- Do this -
Locate each line holding the string "diagram" and copy it.

──────────

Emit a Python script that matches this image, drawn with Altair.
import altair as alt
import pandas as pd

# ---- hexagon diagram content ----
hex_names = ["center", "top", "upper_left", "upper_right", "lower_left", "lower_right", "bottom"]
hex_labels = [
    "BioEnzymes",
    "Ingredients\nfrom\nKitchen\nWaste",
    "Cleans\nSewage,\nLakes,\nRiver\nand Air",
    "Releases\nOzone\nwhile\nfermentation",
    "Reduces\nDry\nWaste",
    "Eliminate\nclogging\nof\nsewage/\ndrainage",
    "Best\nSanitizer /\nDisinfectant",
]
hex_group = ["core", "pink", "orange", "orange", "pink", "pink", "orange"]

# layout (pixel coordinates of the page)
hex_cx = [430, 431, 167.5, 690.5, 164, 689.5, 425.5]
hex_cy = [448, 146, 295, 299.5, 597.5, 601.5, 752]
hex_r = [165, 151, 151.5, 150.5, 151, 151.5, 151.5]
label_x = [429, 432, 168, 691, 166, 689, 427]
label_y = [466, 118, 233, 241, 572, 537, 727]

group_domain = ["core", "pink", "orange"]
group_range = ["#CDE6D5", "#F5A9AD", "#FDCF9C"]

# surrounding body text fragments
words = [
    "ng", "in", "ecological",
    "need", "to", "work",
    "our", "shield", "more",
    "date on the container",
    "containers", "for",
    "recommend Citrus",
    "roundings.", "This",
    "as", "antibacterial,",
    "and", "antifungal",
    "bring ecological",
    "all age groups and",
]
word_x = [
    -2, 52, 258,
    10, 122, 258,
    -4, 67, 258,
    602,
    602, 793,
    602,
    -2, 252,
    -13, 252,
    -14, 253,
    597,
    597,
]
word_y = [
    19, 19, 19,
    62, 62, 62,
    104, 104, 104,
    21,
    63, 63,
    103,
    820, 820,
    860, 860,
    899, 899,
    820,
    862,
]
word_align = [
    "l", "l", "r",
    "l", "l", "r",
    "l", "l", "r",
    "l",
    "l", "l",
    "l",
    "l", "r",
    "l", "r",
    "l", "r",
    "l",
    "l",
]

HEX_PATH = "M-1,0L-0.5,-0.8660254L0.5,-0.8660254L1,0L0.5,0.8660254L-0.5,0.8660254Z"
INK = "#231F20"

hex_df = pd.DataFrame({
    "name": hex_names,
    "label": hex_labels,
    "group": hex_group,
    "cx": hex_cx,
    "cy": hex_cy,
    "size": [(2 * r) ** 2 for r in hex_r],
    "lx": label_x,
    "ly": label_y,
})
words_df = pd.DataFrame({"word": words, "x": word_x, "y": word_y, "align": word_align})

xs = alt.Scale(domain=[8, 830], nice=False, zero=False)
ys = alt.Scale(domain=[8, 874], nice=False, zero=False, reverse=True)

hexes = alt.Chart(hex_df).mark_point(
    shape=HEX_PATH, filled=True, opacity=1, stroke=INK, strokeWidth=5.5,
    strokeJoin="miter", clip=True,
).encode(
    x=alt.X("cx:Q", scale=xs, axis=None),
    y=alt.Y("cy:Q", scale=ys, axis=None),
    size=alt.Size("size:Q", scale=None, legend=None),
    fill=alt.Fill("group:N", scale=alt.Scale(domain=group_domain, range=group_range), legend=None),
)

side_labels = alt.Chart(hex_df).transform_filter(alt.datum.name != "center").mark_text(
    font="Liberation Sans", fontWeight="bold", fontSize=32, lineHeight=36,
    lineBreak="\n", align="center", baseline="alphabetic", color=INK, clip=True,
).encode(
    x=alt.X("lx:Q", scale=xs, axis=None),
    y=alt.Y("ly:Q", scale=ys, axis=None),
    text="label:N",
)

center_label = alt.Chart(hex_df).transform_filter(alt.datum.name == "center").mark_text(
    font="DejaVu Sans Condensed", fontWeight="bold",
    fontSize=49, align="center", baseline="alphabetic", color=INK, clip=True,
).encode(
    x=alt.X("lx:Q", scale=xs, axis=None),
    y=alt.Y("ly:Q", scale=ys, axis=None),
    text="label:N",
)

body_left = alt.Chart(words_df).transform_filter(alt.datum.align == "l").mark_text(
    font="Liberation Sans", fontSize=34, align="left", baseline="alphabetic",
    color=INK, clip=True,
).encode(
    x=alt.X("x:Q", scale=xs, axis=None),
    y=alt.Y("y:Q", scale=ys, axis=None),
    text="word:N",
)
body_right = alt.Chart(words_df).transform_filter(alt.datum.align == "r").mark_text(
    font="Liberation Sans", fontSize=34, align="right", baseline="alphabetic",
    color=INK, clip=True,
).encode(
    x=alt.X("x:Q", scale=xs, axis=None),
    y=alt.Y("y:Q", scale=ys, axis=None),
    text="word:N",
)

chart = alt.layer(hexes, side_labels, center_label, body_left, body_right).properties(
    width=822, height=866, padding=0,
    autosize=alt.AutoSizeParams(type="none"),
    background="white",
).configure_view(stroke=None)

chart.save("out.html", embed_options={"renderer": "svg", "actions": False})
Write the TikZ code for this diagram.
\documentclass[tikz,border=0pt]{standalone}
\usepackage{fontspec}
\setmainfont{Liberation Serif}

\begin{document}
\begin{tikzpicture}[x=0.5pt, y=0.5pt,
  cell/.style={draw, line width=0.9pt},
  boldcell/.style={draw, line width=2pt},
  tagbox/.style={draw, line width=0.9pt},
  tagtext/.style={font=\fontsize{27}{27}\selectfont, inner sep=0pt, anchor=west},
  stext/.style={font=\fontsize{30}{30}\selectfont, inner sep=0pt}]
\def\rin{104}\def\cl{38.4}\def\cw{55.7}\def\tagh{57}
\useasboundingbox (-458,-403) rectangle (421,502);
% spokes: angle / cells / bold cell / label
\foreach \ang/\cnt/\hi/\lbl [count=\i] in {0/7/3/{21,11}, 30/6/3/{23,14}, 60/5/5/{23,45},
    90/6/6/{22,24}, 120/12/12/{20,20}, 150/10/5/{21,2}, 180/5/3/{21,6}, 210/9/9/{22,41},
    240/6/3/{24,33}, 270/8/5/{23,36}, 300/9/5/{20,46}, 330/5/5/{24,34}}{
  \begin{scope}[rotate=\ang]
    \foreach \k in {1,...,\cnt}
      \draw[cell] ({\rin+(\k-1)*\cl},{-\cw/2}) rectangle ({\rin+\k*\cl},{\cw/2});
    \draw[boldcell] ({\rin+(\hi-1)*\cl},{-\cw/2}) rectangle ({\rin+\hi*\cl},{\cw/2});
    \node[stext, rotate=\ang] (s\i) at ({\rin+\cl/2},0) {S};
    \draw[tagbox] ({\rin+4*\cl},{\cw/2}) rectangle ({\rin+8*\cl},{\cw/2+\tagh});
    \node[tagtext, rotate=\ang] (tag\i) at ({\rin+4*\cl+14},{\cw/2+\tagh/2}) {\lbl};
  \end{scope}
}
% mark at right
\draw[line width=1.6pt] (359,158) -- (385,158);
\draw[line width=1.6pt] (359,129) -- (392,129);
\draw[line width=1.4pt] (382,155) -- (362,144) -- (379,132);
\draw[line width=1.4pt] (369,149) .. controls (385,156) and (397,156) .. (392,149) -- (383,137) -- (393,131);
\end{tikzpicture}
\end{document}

──────────

- Written answer -
# ---- hexagon diagram content ----
Write the TikZ code for this diagram.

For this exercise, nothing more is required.